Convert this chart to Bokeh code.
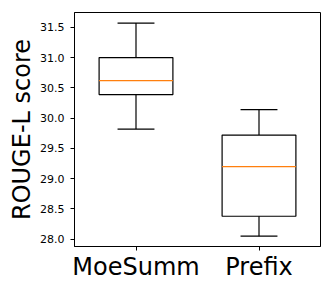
from bokeh.plotting import figure
from bokeh.models import ColumnDataSource, Range1d, FixedTicker, FactorRange
from bokeh.transform import dodge
from bokeh.embed import file_html
from bokeh.resources import INLINE

categories = ["MoeSumm", "Prefix"]
whisker_low = [29.82, 28.05]
q1 = [30.39, 28.38]
median = [30.62, 29.20]
q3 = [31.00, 29.72]
whisker_high = [31.57, 30.14]
y_ticks = [28.0, 28.5, 29.0, 29.5, 30.0, 30.5, 31.0, 31.5]
y_tick_labels = ["28.0", "28.5", "29.0", "29.5", "30.0", "30.5", "31.0", "31.5"]

src = ColumnDataSource(dict(cat=categories, lo=whisker_low, q1=q1, med=median, q3=q3, hi=whisker_high))

p = figure(width=324, height=283, x_range=FactorRange(factors=categories, range_padding=0),
           y_range=Range1d(27.88, 31.745), output_backend="svg", toolbar_location=None,
           min_border_left=74, min_border_right=4, min_border_top=12, min_border_bottom=36)
p.xgrid.visible = False
p.ygrid.visible = False
p.outline_line_color = "black"
p.outline_line_width = 1
p.background_fill_color = "white"
p.border_fill_color = "white"

font = "DejaVu Sans"
for ax in (p.xaxis, p.yaxis):
    ax.axis_line_color = "black"
    ax.major_tick_line_color = "black"
    ax.major_tick_out = 4
    ax.major_tick_in = 0
    ax.minor_tick_line_color = None
    ax.major_label_text_font = font
    ax.major_label_text_color = "black"
    ax.axis_label_text_font = font
    ax.axis_label_text_font_style = "normal"
    ax.axis_label_text_color = "black"

p.yaxis.ticker = FixedTicker(ticks=y_ticks)
p.yaxis.major_label_overrides = {t: s for t, s in zip(y_ticks, y_tick_labels)}
p.yaxis.major_label_text_font_size = "11px"
p.yaxis.major_label_standoff = 6
p.yaxis.axis_label = "ROUGE-L score"
p.yaxis.axis_label_text_font_size = "24px"
p.yaxis.axis_label_standoff = 1

p.xaxis.major_label_text_font_size = "24px"
p.xaxis.major_label_standoff = 2

# boxes
p.vbar(x="cat", top="q3", bottom="q1", width=0.6, source=src,
       fill_color="white", line_color="black", line_width=1.2)
# whiskers
p.segment(x0="cat", x1="cat", y0="q3", y1="hi", source=src, line_color="black", line_width=1.2)
p.segment(x0="cat", x1="cat", y0="q1", y1="lo", source=src, line_color="black", line_width=1.2)
# caps
p.segment(x0=dodge("cat", -0.15, range=p.x_range), x1=dodge("cat", 0.15, range=p.x_range),
          y0="hi", y1="hi", source=src, line_color="black", line_width=1.2)
p.segment(x0=dodge("cat", -0.15, range=p.x_range), x1=dodge("cat", 0.15, range=p.x_range),
          y0="lo", y1="lo", source=src, line_color="black", line_width=1.2)
# medians
p.segment(x0=dodge("cat", -0.3, range=p.x_range), x1=dodge("cat", 0.3, range=p.x_range),
          y0="med", y1="med", source=src, line_color="#ff7f0e", line_width=1.2)

open("out.html", "w").write(file_html(p, INLINE))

•••

Exercise details. Give every line back word for word and leave the pictures out.

Task result.
Convert this chart to Bokeh code.
from bokeh.plotting import figure
from bokeh.models import ColumnDataSource, Range1d, FixedTicker, FactorRange
from bokeh.transform import dodge
from bokeh.embed import file_html
from bokeh.resources import INLINE

categories = ["MoeSumm", "Prefix"]
whisker_low = [29.82, 28.05]
q1 = [30.39, 28.38]
median = [30.62, 29.20]
q3 = [31.00, 29.72]
whisker_high = [31.57, 30.14]
y_ticks = [28.0, 28.5, 29.0, 29.5, 30.0, 30.5, 31.0, 31.5]
y_tick_labels = ["28.0", "28.5", "29.0", "29.5", "30.0", "30.5", "31.0", "31.5"]

src = ColumnDataSource(dict(cat=categories, lo=whisker_low, q1=q1, med=median, q3=q3, hi=whisker_high))

p = figure(width=324, height=283, x_range=FactorRange(factors=categories, range_padding=0),
           y_range=Range1d(27.88, 31.745), output_backend="svg", toolbar_location=None,
           min_border_left=74, min_border_right=4, min_border_top=12, min_border_bottom=36)
p.xgrid.visible = False
p.ygrid.visible = False
p.outline_line_color = "black"
p.outline_line_width = 1
p.background_fill_color = "white"
p.border_fill_color = "white"

font = "DejaVu Sans"
for ax in (p.xaxis, p.yaxis):
    ax.axis_line_color = "black"
    ax.major_tick_line_color = "black"
    ax.major_tick_out = 4
    ax.major_tick_in = 0
    ax.minor_tick_line_color = None
    ax.major_label_text_font = font
    ax.major_label_text_color = "black"
    ax.axis_label_text_font = font
    ax.axis_label_text_font_style = "normal"
    ax.axis_label_text_color = "black"

p.yaxis.ticker = FixedTicker(ticks=y_ticks)
p.yaxis.major_label_overrides = {t: s for t, s in zip(y_ticks, y_tick_labels)}
p.yaxis.major_label_text_font_size = "11px"
p.yaxis.major_label_standoff = 6
p.yaxis.axis_label = "ROUGE-L score"
p.yaxis.axis_label_text_font_size = "24px"
p.yaxis.axis_label_standoff = 1

p.xaxis.major_label_text_font_size = "24px"
p.xaxis.major_label_standoff = 2

# boxes
p.vbar(x="cat", top="q3", bottom="q1", width=0.6, source=src,
       fill_color="white", line_color="black", line_width=1.2)
# whiskers
p.segment(x0="cat", x1="cat", y0="q3", y1="hi", source=src, line_color="black", line_width=1.2)
p.segment(x0="cat", x1="cat", y0="q1", y1="lo", source=src, line_color="black", line_width=1.2)
# caps
p.segment(x0=dodge("cat", -0.15, range=p.x_range), x1=dodge("cat", 0.15, range=p.x_range),
          y0="hi", y1="hi", source=src, line_color="black", line_width=1.2)
p.segment(x0=dodge("cat", -0.15, range=p.x_range), x1=dodge("cat", 0.15, range=p.x_range),
          y0="lo", y1="lo", source=src, line_color="black", line_width=1.2)
# medians
p.segment(x0=dodge("cat", -0.3, range=p.x_range), x1=dodge("cat", 0.3, range=p.x_range),
          y0="med", y1="med", source=src, line_color="#ff7f0e", line_width=1.2)

open("out.html", "w").write(file_html(p, INLINE))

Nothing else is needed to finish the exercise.